# Stand by for Cute!



## Judy in IN (Nov 28, 2003)

Here are some pictures I took of the puppies today. They are 6 weeks old now, and venturing out with the sheep. I started to take a film by mistake, so forgive me..The picture was pretty cute, though. I may try for a video tomorrow, since it's HARD to get puppies to stay still!



We are having dominance issues already, or sibling rivalry. 

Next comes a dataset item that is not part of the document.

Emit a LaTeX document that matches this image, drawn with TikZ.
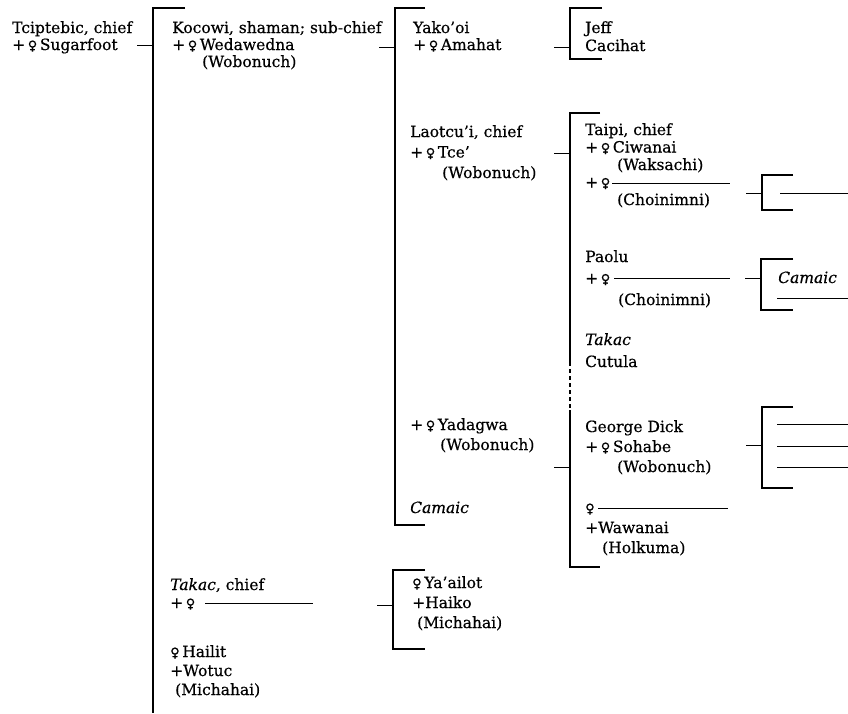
\documentclass[tikz,border=0pt]{standalone}
\usepackage{fontspec}
\setmainfont{DejaVu Serif}[FakeBold=0.5]
\newfontfamily\symfont{DejaVu Sans}[FakeBold=0.5]
\usetikzlibrary{positioning}

\newcommand{\fem}{{\symfont\fontsize{13}{13}\selectfont ♀}}

\begin{document}
\begin{tikzpicture}[x=1pt, y=-1pt,
    person/.style={anchor=base west, inner sep=0pt, align=left,
      font=\fontsize{15.5}{#1}\selectfont},
    person/.default=20,
    bar/.style={line width=1.2pt},
    blank/.style={line width=0.8pt},
    tie/.style={line width=0.9pt}]
  \useasboundingbox (0,0) rectangle (848,713);

  % generation 1 (base = last line)
  \node[person=17] (tcip) at (12,50) {Tciptebic, chief\\ +\,\fem\,Sugarfoot};

  % generation 2
  \node[person=17] (kocowi) at (172,67) {Kocowi, shaman; sub-chief\\ +\,\fem\,Wedawedna\\ \hspace*{30pt}(Wobonuch)};
  \node[person=18] (takac2) at (170,608) {\textit{Takac}, chief\\ +\,\fem};
  \node[person=19] (hailit) at (170,695) {\fem\,Hailit\\ +Wotuc\\ \hspace*{5pt}(Michahai)};

  % generation 3
  \node[person=17] (yakooi) at (413,50) {Yako’oi\\ +\,\fem\,Amahat};
  \node[person=20.5] (laotcui) at (410,178) {Laotcu’i, chief\\ +\,\fem\,Tce’\\ \hspace*{32pt}(Wobonuch)};
  \node[person] (yadagwa) at (410,450) {+\,\fem\,Yadagwa\\ \hspace*{30pt}(Wobonuch)};
  \node[person] (camaic3) at (410,513) {\textit{Camaic}};
  \node[person] (yaailot) at (412,628) {\fem\,Ya’ailot\\ +Haiko\\ \hspace*{5pt}(Michahai)};

  % generation 4
  \node[person=18] (jeff) at (585,51) {Jeff\\ Cacihat};
  \node[person=17.5] (taipi) at (585,205) {Taipi, chief\\ +\,\fem\,Ciwanai\\ \hspace*{32pt}(Waksachi)\\ +\,\fem\\ \hspace*{32pt}(Choinimni)};
  \node[person=21.5] (paolu) at (585,305) {Paolu\\ +\,\fem\\ \hspace*{33pt}(Choinimni)};
  \node[person=22] (takac4) at (585,367) {\textit{Takac}\\ Cutula};
  \node[person] (george) at (585,472) {George Dick\\ +\,\fem\,Sohabe\\ \hspace*{32pt}(Wobonuch)};
  \node[person] (wawanai) at (585,553) {\fem\\ +Wawanai\\ \hspace*{17pt}(Holkuma)};

  % generation 5
  \node[person] (camaic5) at (778,283) {\textit{Camaic}};

  % unnamed wives
  \draw[blank] (205,603) -- (313,603);
  \draw[blank] (612,183) -- (730,183);
  \draw[blank] (614,278) -- (730,278);
  \draw[blank] (598,508) -- (728,508);

  % brackets
  \draw[bar] (185,8) -- (153,8) -- (153,713);
  \draw[bar] (425,8) -- (395,8) -- (395,525) -- (425,525);
  \draw[bar] (425,570) -- (393,570) -- (393,649) -- (425,649);
  \draw[bar] (602,8) -- (570,8) -- (570,59) -- (602,59);
  \draw[bar] (600,113) -- (570,113) -- (570,362);
  \draw[bar, dash pattern=on 4pt off 3pt] (570,362) -- (570,410);
  \draw[bar] (570,410) -- (570,567) -- (600,567);
  \draw[bar] (793,175) -- (762,175) -- (762,210) -- (793,210);
  \draw[bar] (793,259) -- (761,259) -- (761,310) -- (793,310);
  \draw[bar] (793,407) -- (762,407) -- (762,488) -- (793,488);

  % lines of descent
  \coordinate (c-tcip) at (153,45);
  \coordinate (c-kocowi) at (395,47);
  \coordinate (c-takac) at (393,605);
  \coordinate (c-yakooi) at (570,47);
  \coordinate (c-laotcui) at (570,153);
  \coordinate (c-yadagwa) at (570,467);
  \coordinate (c-taipi) at (762,193);
  \coordinate (c-paolu) at (761,278);
  \coordinate (c-george) at (762,445);
  \foreach \c in {c-tcip, c-kocowi, c-takac, c-yakooi, c-laotcui, c-yadagwa, c-taipi, c-paolu, c-george}
    \draw[tie] (\c) -- ++(-16,0);

  % further issue
  \draw[blank] (780,193) -- (848,193);
  \draw[blank] (777,298) -- (848,298);
  \foreach \y in {424,446,467}
    \draw[blank] (777,\y) -- (848,\y);
\end{tikzpicture}
\end{document}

One of the loud Pinto boys.









I love this picture; "I'm a big dog now."









Two for one!










And Zeus out with his sheep. He thinks SEX is GREAT, but the side effects not so hot, lol.


----------



## mawalla (Oct 28, 2002)

I don't see any pictures


----------



## Judy in IN (Nov 28, 2003)

Look again.


----------



## beccachow (Nov 8, 2008)

Awww, my goodness.


----------



## wendle (Feb 22, 2006)

Awww so cute!!!! They are quite irresistible. I especially like the face on the second picture.


----------



## Minelson (Oct 16, 2007)

Very darling!!!  and CUTE!!


----------



## Fowler (Jul 8, 2008)

I love puppies!!!


----------



## Goatress (Feb 4, 2011)

Doggone cute indeed Judy! Great photos and thanks for putting them up!


----------



## NorCalChicks (Dec 7, 2007)

AWWWWW! They look so super sweet! Love the pics, thanks for sharing. Make me want sheep....well, almost. LOL!


----------



## Kazahleenah (Nov 3, 2004)

Ohhh! that pinto one is adorable!! (well, they ALL are, but I like that one best)
Just not ready for a new puppy... they are beautiful Judy!


----------